On Tue, Apr 29, 2014 at 7:54 PM, Jeff Kell <jeff-kell at utc.edu> wrote:
> On 4/29/2014 2:06 PM, Owen DeLong wrote:
>> If everyone who had 30+ inaggregable IPv4 prefixes replaced them with 1 (or even 3) IPv6 prefixes…
>>
>> As a bonus, we could get rid of NAT, too. ;-)
>>
>> /me ducks (but you know I had to say it)
>
> Yeah, just when we thought Slammer / Blaster / Nachi / Welchia / etc /
> etc  had been eliminated by process of "can't get there from here"... we
> expose millions more endpoints...
>
> /me ducks too (but you know *I* had to say it)
>

No ducking here.  You forgot Nimda.  Do you have an example from the
last 10 years of this class ?

Windows XP SP3  with a default host firewall on really did solve most
of this, not NAT.  Not stateful firewalls in networks.

In fact, jogging my memory, i clearly remember Blaster taking out
enterprise networks with network firewalls and stateful inspection...
because people manually move their laptops between security zones.
Right? They got infected on one LAN and then attached and spread the
worm to other LANs.

 I also remember the folks saying we just spent $100k on a pair of
super Netscreen firewalls, why is our network crashing?  Right?  And
then the infection scanning from hacked hosts... of course, overloaded
the firewall, and that crashed the entire campus... because the
firewall was a single point of failure sitting on the internet
boarder... and it has the 0-day flaw of too many sessions = crash.
Most firewalls have this 0-day, it's a feature.
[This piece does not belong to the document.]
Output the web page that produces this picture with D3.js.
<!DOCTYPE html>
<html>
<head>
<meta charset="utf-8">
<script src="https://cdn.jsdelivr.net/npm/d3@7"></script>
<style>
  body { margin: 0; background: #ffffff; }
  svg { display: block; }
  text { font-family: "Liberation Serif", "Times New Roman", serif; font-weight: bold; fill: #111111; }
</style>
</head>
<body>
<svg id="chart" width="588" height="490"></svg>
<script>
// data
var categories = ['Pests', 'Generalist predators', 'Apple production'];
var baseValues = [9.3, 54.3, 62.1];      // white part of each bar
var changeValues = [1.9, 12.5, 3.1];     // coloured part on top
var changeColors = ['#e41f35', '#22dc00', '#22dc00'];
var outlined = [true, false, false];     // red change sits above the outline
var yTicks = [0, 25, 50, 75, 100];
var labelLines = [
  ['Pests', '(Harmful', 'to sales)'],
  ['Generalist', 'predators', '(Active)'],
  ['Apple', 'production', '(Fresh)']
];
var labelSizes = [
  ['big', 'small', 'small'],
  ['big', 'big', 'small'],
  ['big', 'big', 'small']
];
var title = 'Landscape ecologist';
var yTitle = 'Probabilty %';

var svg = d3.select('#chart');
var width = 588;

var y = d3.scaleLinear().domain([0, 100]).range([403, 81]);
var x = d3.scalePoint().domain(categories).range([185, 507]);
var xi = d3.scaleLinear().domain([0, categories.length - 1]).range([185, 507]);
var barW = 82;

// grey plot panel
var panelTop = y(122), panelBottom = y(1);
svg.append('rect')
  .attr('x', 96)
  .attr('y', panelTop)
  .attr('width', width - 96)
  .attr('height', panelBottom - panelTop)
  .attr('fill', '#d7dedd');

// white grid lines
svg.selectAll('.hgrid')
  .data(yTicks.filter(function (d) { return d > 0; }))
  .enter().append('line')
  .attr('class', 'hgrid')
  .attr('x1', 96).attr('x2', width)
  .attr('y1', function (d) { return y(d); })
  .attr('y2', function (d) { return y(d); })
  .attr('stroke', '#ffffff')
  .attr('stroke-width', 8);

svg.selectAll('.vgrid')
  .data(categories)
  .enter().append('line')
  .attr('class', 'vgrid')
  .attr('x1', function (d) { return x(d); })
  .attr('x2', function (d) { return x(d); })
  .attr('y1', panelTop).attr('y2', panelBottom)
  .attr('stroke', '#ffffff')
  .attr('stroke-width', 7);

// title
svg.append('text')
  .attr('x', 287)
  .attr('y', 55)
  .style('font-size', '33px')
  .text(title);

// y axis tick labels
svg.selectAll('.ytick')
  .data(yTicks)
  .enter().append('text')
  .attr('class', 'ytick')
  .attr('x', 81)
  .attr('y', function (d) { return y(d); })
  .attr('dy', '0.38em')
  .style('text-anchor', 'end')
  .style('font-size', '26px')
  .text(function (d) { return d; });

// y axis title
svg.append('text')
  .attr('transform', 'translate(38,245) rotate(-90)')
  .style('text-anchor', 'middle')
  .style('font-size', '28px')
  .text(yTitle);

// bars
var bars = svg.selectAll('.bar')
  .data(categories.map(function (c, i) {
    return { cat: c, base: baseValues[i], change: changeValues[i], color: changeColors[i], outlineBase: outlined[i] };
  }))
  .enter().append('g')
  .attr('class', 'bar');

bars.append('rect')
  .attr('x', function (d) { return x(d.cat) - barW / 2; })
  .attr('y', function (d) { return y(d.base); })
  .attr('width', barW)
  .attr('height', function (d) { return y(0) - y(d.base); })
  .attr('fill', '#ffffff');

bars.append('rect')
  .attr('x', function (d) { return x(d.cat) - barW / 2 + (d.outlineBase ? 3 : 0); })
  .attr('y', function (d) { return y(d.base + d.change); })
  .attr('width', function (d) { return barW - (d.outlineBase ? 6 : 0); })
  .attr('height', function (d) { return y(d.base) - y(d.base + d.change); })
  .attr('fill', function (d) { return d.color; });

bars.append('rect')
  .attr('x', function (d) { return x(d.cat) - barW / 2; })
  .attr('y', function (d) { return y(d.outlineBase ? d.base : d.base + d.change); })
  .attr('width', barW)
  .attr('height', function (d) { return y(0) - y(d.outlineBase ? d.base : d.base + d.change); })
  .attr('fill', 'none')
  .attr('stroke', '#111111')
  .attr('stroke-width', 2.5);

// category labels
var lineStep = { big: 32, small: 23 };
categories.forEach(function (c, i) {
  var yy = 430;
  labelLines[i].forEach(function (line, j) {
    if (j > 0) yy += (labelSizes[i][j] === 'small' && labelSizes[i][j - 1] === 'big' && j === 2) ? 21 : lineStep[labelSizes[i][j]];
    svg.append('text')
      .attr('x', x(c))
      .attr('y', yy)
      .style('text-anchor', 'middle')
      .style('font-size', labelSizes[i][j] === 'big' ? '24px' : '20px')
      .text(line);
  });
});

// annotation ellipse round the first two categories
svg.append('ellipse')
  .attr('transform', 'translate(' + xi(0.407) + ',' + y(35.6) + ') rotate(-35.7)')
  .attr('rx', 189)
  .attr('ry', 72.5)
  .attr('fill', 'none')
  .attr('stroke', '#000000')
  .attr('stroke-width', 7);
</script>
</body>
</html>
This really happened to me in 2003, where a network based attack had a
broad impact on hosts.  But, never again after Win XP SP3.  Now, i
just have DDoS from purposefully publicly (poorly) run NTP and DNS
servers. And, hacks from users clicking on links they know they should
not click on. Oh, and anything made with Java or Adobe or IE.  Those
things are impossible to run securely, so secure systems don't run
them.

And, every now and then a server gets cracked, right through the
stateful firewall... because there was a rule allowing ANY to TCP 80.